Each company has slightly different areas they want to focus on. In China, there is an unbelievable amount of activity that is very policy-driven around green finance. And they are very committed to using capital allocation to green the investments and the infrastructure in companies throughout the Chinese economy. Environment is a very, very big focus. In particular, climate change, carbon, water pollution. Those are top-of-mind issues for Chinese investors and ministries and the entire investor industry.
Q: What problems do you see in Asian companies, from the perspective of ESG?

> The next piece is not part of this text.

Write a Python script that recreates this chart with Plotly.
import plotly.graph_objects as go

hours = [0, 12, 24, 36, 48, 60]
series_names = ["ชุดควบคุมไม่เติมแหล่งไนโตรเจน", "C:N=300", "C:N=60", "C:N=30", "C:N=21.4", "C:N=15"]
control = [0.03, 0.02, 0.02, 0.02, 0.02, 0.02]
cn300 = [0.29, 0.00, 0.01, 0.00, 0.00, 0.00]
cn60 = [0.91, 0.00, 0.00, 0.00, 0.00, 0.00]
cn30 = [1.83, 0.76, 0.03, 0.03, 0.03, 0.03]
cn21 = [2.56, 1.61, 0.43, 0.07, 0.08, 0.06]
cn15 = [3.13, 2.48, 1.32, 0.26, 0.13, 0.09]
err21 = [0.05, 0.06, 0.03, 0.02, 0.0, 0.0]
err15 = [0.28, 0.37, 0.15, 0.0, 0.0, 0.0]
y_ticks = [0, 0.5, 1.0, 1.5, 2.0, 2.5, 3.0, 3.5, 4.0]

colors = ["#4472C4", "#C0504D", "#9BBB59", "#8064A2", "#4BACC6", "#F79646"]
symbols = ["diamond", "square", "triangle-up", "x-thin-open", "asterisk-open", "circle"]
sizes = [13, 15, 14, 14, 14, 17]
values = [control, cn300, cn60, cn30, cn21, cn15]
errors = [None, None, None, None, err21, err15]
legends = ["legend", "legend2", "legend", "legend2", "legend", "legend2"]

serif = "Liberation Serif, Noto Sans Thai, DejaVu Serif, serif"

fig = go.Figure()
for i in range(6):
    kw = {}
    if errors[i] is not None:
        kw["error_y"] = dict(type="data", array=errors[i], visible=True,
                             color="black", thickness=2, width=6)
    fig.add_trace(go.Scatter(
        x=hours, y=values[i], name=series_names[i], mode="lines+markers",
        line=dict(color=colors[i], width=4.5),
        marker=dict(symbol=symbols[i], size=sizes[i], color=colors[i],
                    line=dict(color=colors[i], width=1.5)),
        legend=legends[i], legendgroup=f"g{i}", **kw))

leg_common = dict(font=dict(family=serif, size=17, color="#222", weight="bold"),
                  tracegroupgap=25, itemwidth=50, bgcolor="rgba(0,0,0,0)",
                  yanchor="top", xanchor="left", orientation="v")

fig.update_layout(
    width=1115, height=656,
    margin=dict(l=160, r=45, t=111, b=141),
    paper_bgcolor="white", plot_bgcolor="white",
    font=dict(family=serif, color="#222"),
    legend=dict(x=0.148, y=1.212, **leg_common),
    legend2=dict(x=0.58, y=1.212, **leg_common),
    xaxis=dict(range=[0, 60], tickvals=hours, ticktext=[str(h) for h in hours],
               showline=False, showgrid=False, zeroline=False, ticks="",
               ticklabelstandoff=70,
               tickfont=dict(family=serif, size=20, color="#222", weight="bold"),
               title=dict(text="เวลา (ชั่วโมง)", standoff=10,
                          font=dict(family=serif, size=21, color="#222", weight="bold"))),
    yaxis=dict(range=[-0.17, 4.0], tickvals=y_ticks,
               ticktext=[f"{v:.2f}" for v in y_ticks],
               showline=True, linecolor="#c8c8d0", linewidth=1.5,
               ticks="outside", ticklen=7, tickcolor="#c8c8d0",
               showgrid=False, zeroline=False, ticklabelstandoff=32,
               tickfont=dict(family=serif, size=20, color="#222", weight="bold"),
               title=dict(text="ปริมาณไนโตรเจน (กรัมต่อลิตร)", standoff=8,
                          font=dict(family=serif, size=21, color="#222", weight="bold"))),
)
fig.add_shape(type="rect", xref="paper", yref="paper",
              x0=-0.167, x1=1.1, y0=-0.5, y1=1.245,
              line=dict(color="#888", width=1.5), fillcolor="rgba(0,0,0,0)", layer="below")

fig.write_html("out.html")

A: Generally across the market in Asia, I would say corporate governance is a concern that is much more shared broadly in this region. Western investors, if you will, do have a global standard of expectations when it comes to corporate governance practices. That can make it challenging for them to invest in Asian companies because the opaqueness and issues with their shareholder rights is something that can keep some of them back. And you do see investors apply discounts to companies in Asian markets because of those types of concerns.
Q: Do MSCI's ESG indexes outperform benchmarks?

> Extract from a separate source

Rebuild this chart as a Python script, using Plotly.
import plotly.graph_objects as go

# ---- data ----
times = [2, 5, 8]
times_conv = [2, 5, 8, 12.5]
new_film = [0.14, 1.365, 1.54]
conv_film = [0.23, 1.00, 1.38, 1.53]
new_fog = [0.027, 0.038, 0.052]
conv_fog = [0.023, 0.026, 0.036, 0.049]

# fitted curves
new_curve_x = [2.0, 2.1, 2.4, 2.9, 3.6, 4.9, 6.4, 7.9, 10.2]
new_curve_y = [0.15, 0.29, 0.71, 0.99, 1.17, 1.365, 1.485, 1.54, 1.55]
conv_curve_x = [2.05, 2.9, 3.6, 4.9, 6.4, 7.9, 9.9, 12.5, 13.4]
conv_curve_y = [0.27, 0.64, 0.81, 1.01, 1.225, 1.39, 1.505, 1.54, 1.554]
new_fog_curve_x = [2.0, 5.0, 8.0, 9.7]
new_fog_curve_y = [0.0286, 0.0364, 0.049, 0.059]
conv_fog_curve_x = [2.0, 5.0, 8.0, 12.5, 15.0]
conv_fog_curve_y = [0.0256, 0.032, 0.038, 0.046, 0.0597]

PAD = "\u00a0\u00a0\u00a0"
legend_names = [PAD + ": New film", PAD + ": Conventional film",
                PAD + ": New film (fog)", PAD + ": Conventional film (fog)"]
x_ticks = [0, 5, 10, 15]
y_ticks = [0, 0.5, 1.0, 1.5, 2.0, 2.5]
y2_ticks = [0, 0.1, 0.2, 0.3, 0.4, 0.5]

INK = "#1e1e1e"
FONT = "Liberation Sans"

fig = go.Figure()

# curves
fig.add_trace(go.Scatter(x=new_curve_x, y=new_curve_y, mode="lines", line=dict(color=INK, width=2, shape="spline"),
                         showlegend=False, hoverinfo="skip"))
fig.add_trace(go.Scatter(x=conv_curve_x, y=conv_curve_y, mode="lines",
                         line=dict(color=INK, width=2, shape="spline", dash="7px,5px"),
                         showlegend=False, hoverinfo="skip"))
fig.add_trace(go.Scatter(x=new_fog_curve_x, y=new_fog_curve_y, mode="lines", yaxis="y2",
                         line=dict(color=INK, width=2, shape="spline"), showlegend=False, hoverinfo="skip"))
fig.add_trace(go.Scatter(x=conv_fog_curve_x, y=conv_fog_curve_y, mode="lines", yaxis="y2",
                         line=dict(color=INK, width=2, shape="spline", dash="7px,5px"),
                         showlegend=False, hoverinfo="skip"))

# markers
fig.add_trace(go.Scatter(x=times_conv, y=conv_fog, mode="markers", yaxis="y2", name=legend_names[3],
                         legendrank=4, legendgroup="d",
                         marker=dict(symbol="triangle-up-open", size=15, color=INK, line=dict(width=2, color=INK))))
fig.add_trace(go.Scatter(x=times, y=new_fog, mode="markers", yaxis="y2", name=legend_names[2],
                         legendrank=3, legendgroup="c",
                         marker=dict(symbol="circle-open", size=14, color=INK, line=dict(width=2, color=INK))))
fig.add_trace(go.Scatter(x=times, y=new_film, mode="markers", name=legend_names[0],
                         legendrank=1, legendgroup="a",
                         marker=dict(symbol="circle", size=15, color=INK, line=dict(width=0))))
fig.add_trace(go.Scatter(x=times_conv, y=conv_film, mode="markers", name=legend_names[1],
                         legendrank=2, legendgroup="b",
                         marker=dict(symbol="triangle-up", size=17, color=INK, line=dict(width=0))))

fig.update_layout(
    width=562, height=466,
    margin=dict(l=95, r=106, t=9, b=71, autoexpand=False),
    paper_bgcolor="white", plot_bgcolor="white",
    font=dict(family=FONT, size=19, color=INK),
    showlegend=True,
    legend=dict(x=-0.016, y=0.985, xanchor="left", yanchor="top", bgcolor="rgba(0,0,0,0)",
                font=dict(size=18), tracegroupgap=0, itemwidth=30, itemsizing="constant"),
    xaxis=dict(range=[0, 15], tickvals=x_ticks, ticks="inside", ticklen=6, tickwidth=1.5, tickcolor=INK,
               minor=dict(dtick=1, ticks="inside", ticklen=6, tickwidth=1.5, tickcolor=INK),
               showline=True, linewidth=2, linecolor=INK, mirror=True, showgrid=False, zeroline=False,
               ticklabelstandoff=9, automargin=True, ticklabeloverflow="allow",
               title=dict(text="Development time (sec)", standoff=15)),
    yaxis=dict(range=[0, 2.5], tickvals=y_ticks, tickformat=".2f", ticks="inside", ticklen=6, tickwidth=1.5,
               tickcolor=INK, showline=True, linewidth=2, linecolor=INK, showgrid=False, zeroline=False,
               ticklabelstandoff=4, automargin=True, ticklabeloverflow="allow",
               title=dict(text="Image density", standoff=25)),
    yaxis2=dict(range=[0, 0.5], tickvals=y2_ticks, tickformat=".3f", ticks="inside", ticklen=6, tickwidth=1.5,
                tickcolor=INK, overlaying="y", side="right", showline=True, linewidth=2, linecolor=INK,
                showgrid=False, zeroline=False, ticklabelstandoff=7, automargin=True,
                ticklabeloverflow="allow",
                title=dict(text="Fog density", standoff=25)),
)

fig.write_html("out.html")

A: In our experience, the indexes that use ESG ratings, which are focused on the financially material factors we were talking about, the ones that are essentially selecting for higher-rated companies, do actually tend to outperform their benchmarks.
We have seen that to be the case especially for emerging market companies. So our most basic ESG flagship indexes are basically taking our market cap indexes and selecting for the top half in each industry. Despite being sector-neutral, those have tended to outperform, especially in emerging markets. In emerging market companies, the higher rated ESG companies do tend to demonstrate stronger risk management. Higher returns come from avoiding the bottom half rather than picking the top half.
Q: When you evaluate companies' ESG, how do you find "greenwashing" activities?
A: First of all, the ratings model that we run is only maybe 30-40% based on the company disclosures. A lot of the model is based on estimating their risks by looking at their business segments. We also look at a lot of government databases and NGO databases and academic information to find some of these incidences when companies pollute somewhere, or they've harmed a village or something like that. We have a team of analysts who are only looking for controversies at companies.
When examining their disclosures, one very important way we try to verify the data is we benchmark against their peers. It becomes obvious when companies say things that are off because it doesn't seem plausible relative to their peers. This is especially true when they report numbers that [make us wonder] how is that possible given how big their operation is?